▸ **Given problem**:
In the lines below, output everything from the first line through the line containing "return [left /" exactly as it is. Pictures are not part of the output.

▸ **Information provided**:
>>
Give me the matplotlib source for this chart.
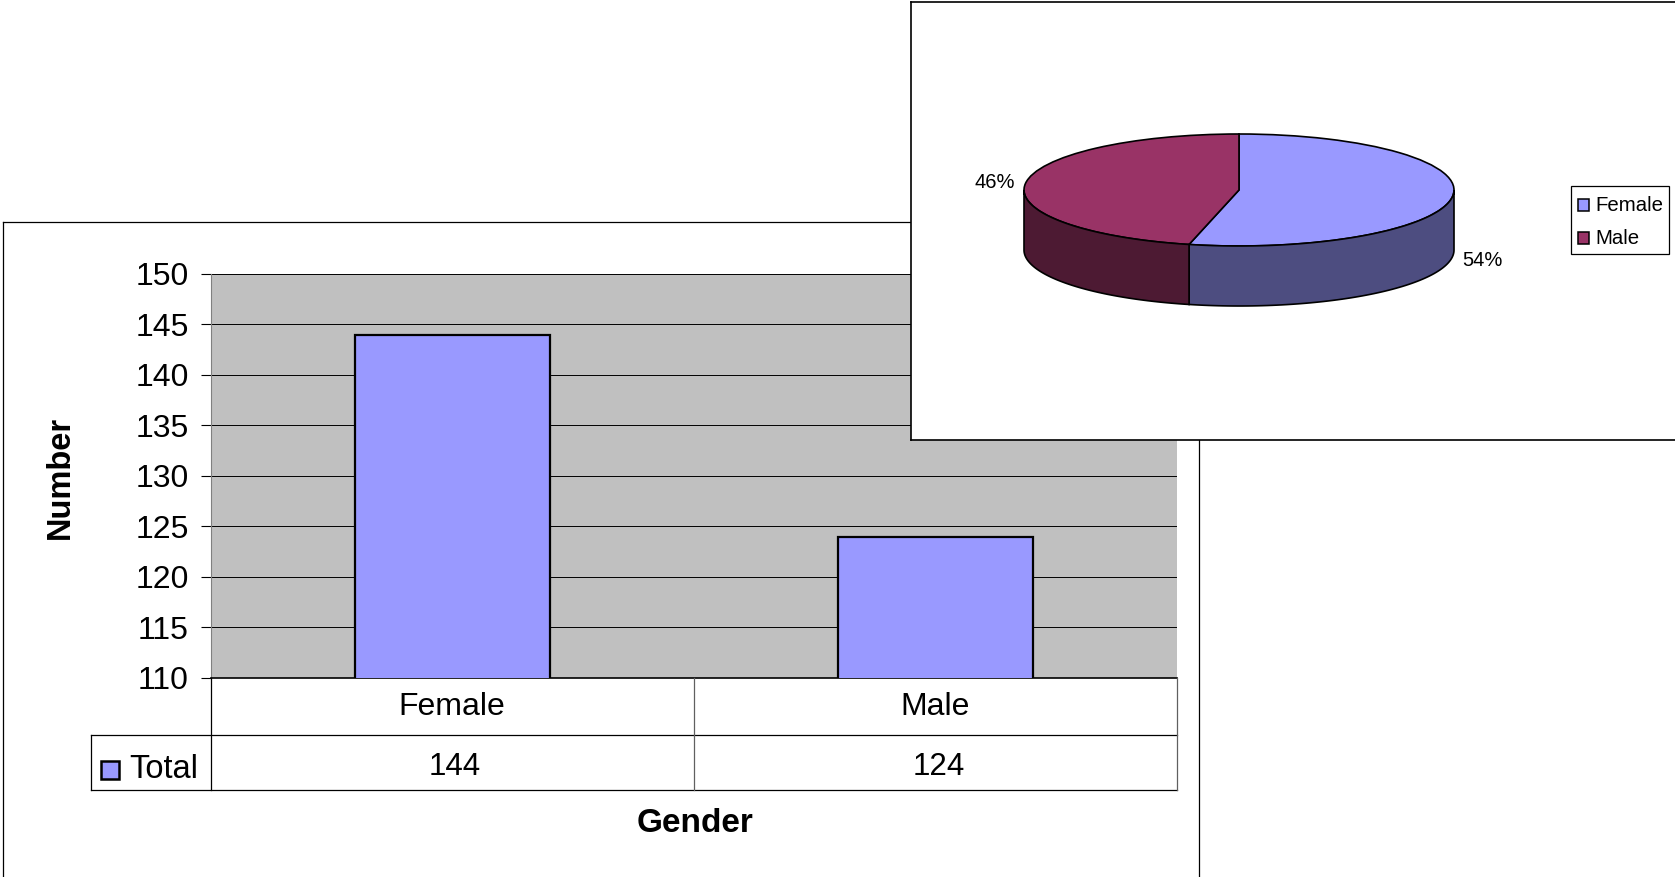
import matplotlib
matplotlib.use('Agg')
import matplotlib.pyplot as plt
import numpy as np
from matplotlib.lines import Line2D
from matplotlib.patches import Polygon, Rectangle

W, H = 1675, 877

categories = ['Female', 'Male']
totals = [144, 124]
series_name = 'Total'
y_ticks = [110, 115, 120, 125, 130, 135, 140, 145, 150]

BAR_BLUE = '#9999FF'
MAROON = '#993366'
WALL_BLUE = '#4D4D80'
WALL_MAROON = '#4D1A33'

plt.rcParams['font.family'] = ['Liberation Sans', 'DejaVu Sans']


def box(left, top, right, bottom):
    # pixel box (y down) to figure fractions
    return [left / W, 1 - bottom / H, (right - left) / W, (bottom - top) / H]


def hline(fig, x0, x1, y, color='black', lw=0.9):
    fig.add_artist(Line2D([x0 / W, x1 / W], [1 - y / H, 1 - y / H], color=color, lw=lw))


def vline(fig, x, y0, y1, color='black', lw=0.9):
    fig.add_artist(Line2D([x / W, x / W], [1 - y0 / H, 1 - y1 / H], color=color, lw=lw))


def fig_text(fig, x, y, s, **kw):
    fig.text(x / W, 1 - y / H, s, **kw)


def swatch(fig, x, y, w, h, color):
    fig.add_artist(Rectangle((x / W, 1 - (y + h) / H), w / W, h / H, facecolor=color,
                             edgecolor='black', lw=1.8, transform=fig.transFigure))


fig = plt.figure(figsize=(W / 100, H / 100), dpi=100, facecolor='white')

# outer frame of the bar chart, runs off the bottom of the page
hline(fig, 3.5, 1199, 222)
vline(fig, 3.5, 222, H)
vline(fig, 1199, 222, H)

# bar chart
ax = fig.add_axes(box(210.5, 274, 1177, 678), facecolor='#C0C0C0')
xs = np.arange(len(categories))
ax.bar(xs, totals, width=0.404, color=BAR_BLUE, edgecolor='black', lw=1.6, zorder=3)
ax.set_xlim(-0.5, 1.5)
ax.set_ylim(110, 150)
ax.set_yticks(y_ticks)
ax.tick_params(axis='y', labelsize=23, length=7.5, width=0.8, pad=8)
ax.set_xticks([])
ax.grid(axis='y', color='black', lw=0.7, zorder=1)
for side in ('top', 'right'):
    ax.spines[side].set_visible(False)
ax.spines['left'].set_color('#808080')
ax.spines['bottom'].set_linewidth(1.2)

# data table under the bars
hline(fig, 91, 1177, 735)
hline(fig, 91, 1177, 790)
vline(fig, 91, 735, 790)
vline(fig, 210.5, 678, 790)
vline(fig, 693.5, 678, 790, color='#606060')
vline(fig, 1177, 678, 790, color='#606060')
col_trans = ax.get_xaxis_transform()
for x, name, total in zip(xs, categories, totals):
    ax.annotate(name, (x, 0), xycoords=col_trans, xytext=(0, -29), textcoords='offset pixels',
                ha='center', va='center', fontsize=23, annotation_clip=False)
    ax.annotate(str(total), (x, 0), xycoords=col_trans, xytext=(3, -89), textcoords='offset pixels',
                ha='center', va='center', fontsize=22.5, annotation_clip=False)
swatch(fig, 101, 761, 18, 18, BAR_BLUE)
fig_text(fig, 129, 770, series_name, ha='left', va='center', fontsize=23.5)

fig_text(fig, 695, 823, 'Gender', ha='center', va='center', fontsize=24, fontweight='bold')
fig_text(fig, 60, 477, 'Number', ha='center', va='center', fontsize=23.5, fontweight='bold', rotation=90)

# pie chart panel on top of the bar chart
cx, cy, rx, ry, depth = 1239, 190, 215, 56, 60
pax = fig.add_axes(box(911, 2, W, 440), facecolor='white', zorder=5)
wedges, _ = pax.pie(totals, colors=[BAR_BLUE, MAROON], startangle=90, counterclock=False,
                    wedgeprops={'edgecolor': 'black', 'lw': 1.2})
pax.set_aspect('auto')
pax.set_frame_on(True)
pax.set_xlim((911 - cx) / rx, (W - cx) / rx)
pax.set_ylim((cy - 440) / ry, (cy - 2) / ry)
pax.spines['right'].set_visible(False)
for spine in pax.spines.values():
    spine.set_linewidth(1.2)

# walls only for the part of each slice that faces the viewer
for wedge, wall in zip(wedges, [WALL_BLUE, WALL_MAROON]):
    t1 = (wedge.theta1 + 360) % 360 if wedge.theta1 < 0 else wedge.theta1
    t2 = (wedge.theta2 + 360) % 360 if wedge.theta2 < 0 else wedge.theta2
    if t2 <= t1:
        t2 += 360
    ranges = [(max(t1, a), min(t2, b)) for a, b in [(180, 360), (540, 720)]]
    for a, b in ranges:
        if b <= a:
            continue
        t = np.radians(np.linspace(a, b, 80))
        top = np.column_stack([np.cos(t), np.sin(t)])
        low = top[::-1] - [0, depth / ry]
        pax.add_patch(Polygon(np.vstack([top, low]), closed=True, facecolor=wall,
                              edgecolor='black', lw=1.2))

shares = [round(100 * v / sum(totals)) for v in totals]
fig_text(fig, 1482, 260, f'{shares[0]}%', ha='center', va='center', fontsize=14.5, zorder=10)
fig_text(fig, 995, 182, f'{shares[1]}%', ha='center', va='center', fontsize=14.5, zorder=10)

# pie legend
leg = Rectangle((1571 / W, 1 - 254 / H), 98 / W, 68 / H, facecolor='white', edgecolor='black',
                lw=0.9, transform=fig.transFigure, zorder=9)
fig.add_artist(leg)
for y, name, color in zip([205, 238], categories, [BAR_BLUE, MAROON]):
    r = Rectangle((1578 / W, 1 - (y + 6) / H), 11 / W, 12 / H, facecolor=color, edgecolor='black',
                  lw=1.1, transform=fig.transFigure, zorder=10)
    fig.add_artist(r)
    fig_text(fig, 1595, y + 0.5, name, ha='left', va='center', fontsize=14.7, zorder=10)

fig.savefig('out.png', dpi=100, facecolor='white')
<<
▸ **Exercise solution**:
Give me the matplotlib source for this chart.
import matplotlib
matplotlib.use('Agg')
import matplotlib.pyplot as plt
import numpy as np
from matplotlib.lines import Line2D
from matplotlib.patches import Polygon, Rectangle

W, H = 1675, 877

categories = ['Female', 'Male']
totals = [144, 124]
series_name = 'Total'
y_ticks = [110, 115, 120, 125, 130, 135, 140, 145, 150]

BAR_BLUE = '#9999FF'
MAROON = '#993366'
WALL_BLUE = '#4D4D80'
WALL_MAROON = '#4D1A33'

plt.rcParams['font.family'] = ['Liberation Sans', 'DejaVu Sans']


def box(left, top, right, bottom):
    # pixel box (y down) to figure fractions
    return [left / W, 1 - bottom / H, (right - left) / W, (bottom - top) / H]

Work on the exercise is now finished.